Most parents would say no, which is why attorneys at Alliance Defending Freedom (ADF), a law firm dedicated to transforming the legal system and defending religious liberty, were contacted.
ADF counselors Jeremy Tedesco, Sr. and Jonathan Scruggs, along with Clinton Elliott, sent a letter to Jefferson County Public Schools in which they set the record straight about the law and what is becoming a new trend in America’s already troubled public schools – allowing children to use restrooms and locker rooms based on whatever sex they believe they are.
“Contrary to what Principal Aberli may believe, neither he nor JCPS (Jefferson County Public Schools) is legally obligated to open restrooms and changing areas to opposite-sex students,” the ADF letter informs. “Although some school districts in other parts of the country have recently done so as a means to prevent sex discrimination under Title IX, Title IX requires no such thing.”

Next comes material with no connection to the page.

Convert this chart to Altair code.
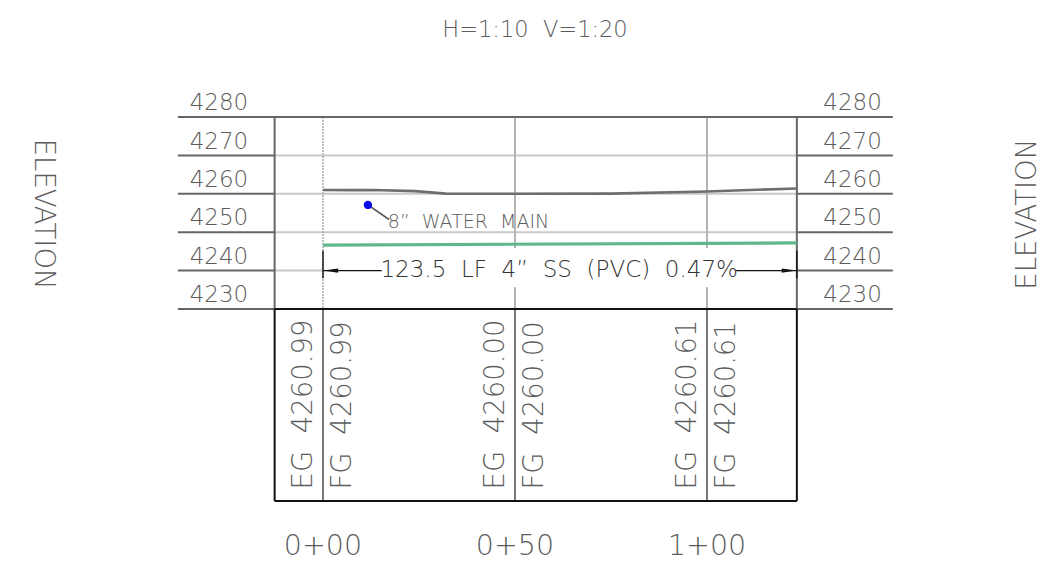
import altair as alt
import pandas as pd

# ---- chart values -------------------------------------------------------
ELEVATIONS = [4280, 4270, 4260, 4250, 4240, 4230]
STATIONS = [0, 50, 100]
STATION_LABELS = ["0+00", "0+50", "1+00"]
EG_VALUES = ["4260.99", "4260.00", "4260.61"]
FG_VALUES = ["4260.99", "4260.00", "4260.61"]

GRADE_X = [0, 6, 13, 24, 32, 50, 75, 100, 123.4]
GRADE_Y = [4260.99, 4260.95, 4261.0, 4260.7, 4260.05, 4260.0, 4260.05, 4260.61, 4261.4]

PIPE_X = [0, 123.4]
PIPE_Y = [4246.65, 4247.2]

# ---- frame -------------------------------------------------------------
X_MIN, X_MAX = -82.03, 188.8
Y_MIN, Y_MAX = 4163.85, 4308.39
LEFT_BOX, RIGHT_BOX = -12.6, 123.4
LEFT_TICK, RIGHT_TICK = -37.8, 148.4
TOP, GRID_BOTTOM, TABLE_BOTTOM = 4280, 4230, 4180

FONT = "DejaVu Sans"
TEXT_GREY = "#5c5c5c"
DARK = "#666666"
LIGHT = "#c8c8c8"
MID = "#b4b4b4"
BLACK = "#111111"
NB = "\u00a0"

xs = alt.Scale(domain=[X_MIN, X_MAX], nice=False, zero=False)
ys = alt.Scale(domain=[Y_MIN, Y_MAX], nice=False, zero=False)


def rules(rows, color, width, dash=None):
    df = pd.DataFrame(rows, columns=["x", "x2", "y", "y2"])
    kw = {"color": color, "strokeWidth": width}
    if dash:
        kw["strokeDash"] = dash
    return alt.Chart(df).mark_rule(**kw).encode(
        x=alt.X("x:Q", scale=xs, axis=None),
        x2="x2:Q",
        y=alt.Y("y:Q", scale=ys, axis=None),
        y2="y2:Q",
    )


def texts(rows, size, color=TEXT_GREY, angle=0, align="center", weight=200):
    df = pd.DataFrame(rows, columns=["x", "y", "t"])
    df["t"] = df["t"].str.replace(" ", NB)
    return alt.Chart(df).mark_text(
        font=FONT, fontSize=size, color=color, angle=angle, align=align,
        baseline="middle", fontWeight=weight,
    ).encode(
        x=alt.X("x:Q", scale=xs, axis=None),
        y=alt.Y("y:Q", scale=ys, axis=None),
        text="t:N",
    )


# grid
inner_light = [(LEFT_BOX, RIGHT_BOX, e, e) for e in [4270, 4260, 4250]]
inner_light.append((LEFT_BOX, 0, 4240, 4240))
vert_light = []
for s in STATIONS[1:]:
    vert_light += [(s, s, TOP, 4245.9), (s, s, 4235.7, GRID_BOTTOM)]
dotted = [(0, 0, TOP, GRID_BOTTOM)]
ticks_dark = []
for e in ELEVATIONS[1:]:
    ticks_dark.append((LEFT_TICK, LEFT_BOX, e, e))
    ticks_dark.append((RIGHT_BOX, RIGHT_TICK, e, e))
ticks_dark.append((LEFT_TICK, RIGHT_TICK, TOP, TOP))
box_dark = [(LEFT_BOX, LEFT_BOX, TOP, GRID_BOTTOM), (RIGHT_BOX, RIGHT_BOX, TOP, GRID_BOTTOM)]
table_black = [
    (LEFT_BOX, RIGHT_BOX, GRID_BOTTOM, GRID_BOTTOM),
    (LEFT_BOX, RIGHT_BOX, TABLE_BOTTOM, TABLE_BOTTOM),
    (LEFT_BOX, LEFT_BOX, GRID_BOTTOM, TABLE_BOTTOM),
    (RIGHT_BOX, RIGHT_BOX, GRID_BOTTOM, TABLE_BOTTOM),
]
table_vert = [(s, s, GRID_BOTTOM, TABLE_BOTTOM) for s in STATIONS]

dim_lines = [
    (0, 15.3, 4240.0, 4240.0),
    (107.4, 123.4, 4240.0, 4240.0),
    (0, 0, 4245.2, 4238.0),
    (123.4, 123.4, 4245.2, 4238.0),
]

line_df = pd.DataFrame({"x": GRADE_X, "y": GRADE_Y})
grade = alt.Chart(line_df).mark_line(color="#6e6e6e", strokeWidth=2.6).encode(
    x=alt.X("x:Q", scale=xs, axis=None), y=alt.Y("y:Q", scale=ys, axis=None))
pipe_df = pd.DataFrame({"x": PIPE_X, "y": PIPE_Y})
pipe = alt.Chart(pipe_df).mark_line(color="#5fb88c", strokeWidth=3.2).encode(
    x=alt.X("x:Q", scale=xs, axis=None), y=alt.Y("y:Q", scale=ys, axis=None))

leader = rules([(11.7, 17.2, 4257.1, 4253.3)], "#555555", 1.6)
water_pt = alt.Chart(pd.DataFrame({"x": [11.7], "y": [4257.1]})).mark_point(
    filled=True, color="#0808e8", size=70, opacity=1
).encode(x=alt.X("x:Q", scale=xs, axis=None), y=alt.Y("y:Q", scale=ys, axis=None))

arrow_l = alt.Chart(pd.DataFrame({"x": [2.0], "y": [4240.0]})).mark_point(
    filled=True, color=BLACK, size=220, opacity=1, shape="M-1,0L1,-0.3L1,0.3Z"
).encode(x=alt.X("x:Q", scale=xs, axis=None), y=alt.Y("y:Q", scale=ys, axis=None))
arrow_r = alt.Chart(pd.DataFrame({"x": [121.4], "y": [4240.0]})).mark_point(
    filled=True, color=BLACK, size=220, opacity=1, shape="M1,0L-1,-0.3L-1,0.3Z"
).encode(x=alt.X("x:Q", scale=xs, axis=None), y=alt.Y("y:Q", scale=ys, axis=None))

# text
elev_rows = []
for e in ELEVATIONS:
    elev_rows.append((-27.1, e + 3.6, str(e)))
    elev_rows.append((137.9, e + 3.6, str(e)))

eg_rows = []
for s, eg, fg in zip(STATIONS, EG_VALUES, FG_VALUES):
    eg_rows.append((s - 4.9, 4183.0, f"EG  {eg}"))
    eg_rows.append((s + 5.3, 4183.0, f"FG  {fg}"))

sta_rows = [(s, 4168.2, l) for s, l in zip(STATIONS, STATION_LABELS)]

chart = alt.layer(
    rules(inner_light, LIGHT, 2),
    rules(vert_light, MID, 2),
    rules(dotted, "#b0b0b0", 1.6, [2, 1]),
    rules(ticks_dark, DARK, 2),
    rules(box_dark, DARK, 2),
    rules(table_vert, "#777777", 2),
    rules(table_black, BLACK, 2),
    grade,
    pipe,
    rules(dim_lines, BLACK, 1.4),
    arrow_l,
    arrow_r,
    leader,
    water_pt,
    texts(elev_rows, 23),
    texts(eg_rows, 27.5, angle=270, align="left"),
    texts(sta_rows, 28.5),
    texts([(55.2, 4302.66, "H=1:10  V=1:20")], 22.5),
    texts([(-73.0, 4254.7, "ELEVATION")], 27.5, angle=90),
    texts([(183.7, 4254.7, "ELEVATION")], 27.5, angle=270),
    texts([(37.9, 4252.7, "8”  WATER  MAIN")], 19),
    texts([(61.5, 4240.2, "123.5  LF  4”  SS  (PVC)  0.47%")], 23, color="#333333"),
).properties(
    width=1040, height=555, padding=0,
    autosize=alt.AutoSizeParams(type="none"),
).configure_view(stroke=None)

chart.save("out.html", embed_options={"renderer": "svg", "actions": False})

The letter goes on to inform the school about what Title IX says: “[n]o person in the United States shall, on the basis of sex, be excluded from participation in, be denied the benefits of, or be subjected to discrimination under any education program or activity receiving Federal financial assistance.”
No court in the US has ever interpreted this statute to mean that schools are required to give students access to opposite-sex restrooms and changing areas.
In fact, in a case involving a transsexual man who sued a community college for firing him after he attempted to use a women’s bathroom, the Ninth Circuit ruled in favor of the college because it “proffered evidence that it banned Kastle from using the women’s restroom for safety reasons.”
The same argument can certainly be made in support of any school that does not wish to accommodate a transgender student by opening up the private facilities of the opposite sex.
“Permitting students to use opposite-sex restrooms and changing areas would seriously endanger student safety, undermine parental authority, and severely impair an environment conducive to learning,” the ADF warns in the letter. “These dangers are so clear-cut that a school district allowing such activity would clearly expose itself—and its teachers—to tort liability.”
The ADF is therefore recommending that the school reverse its decision and is offering to represent them pro bono should anyone try to sue the school for opening up their restrooms to transgendered students.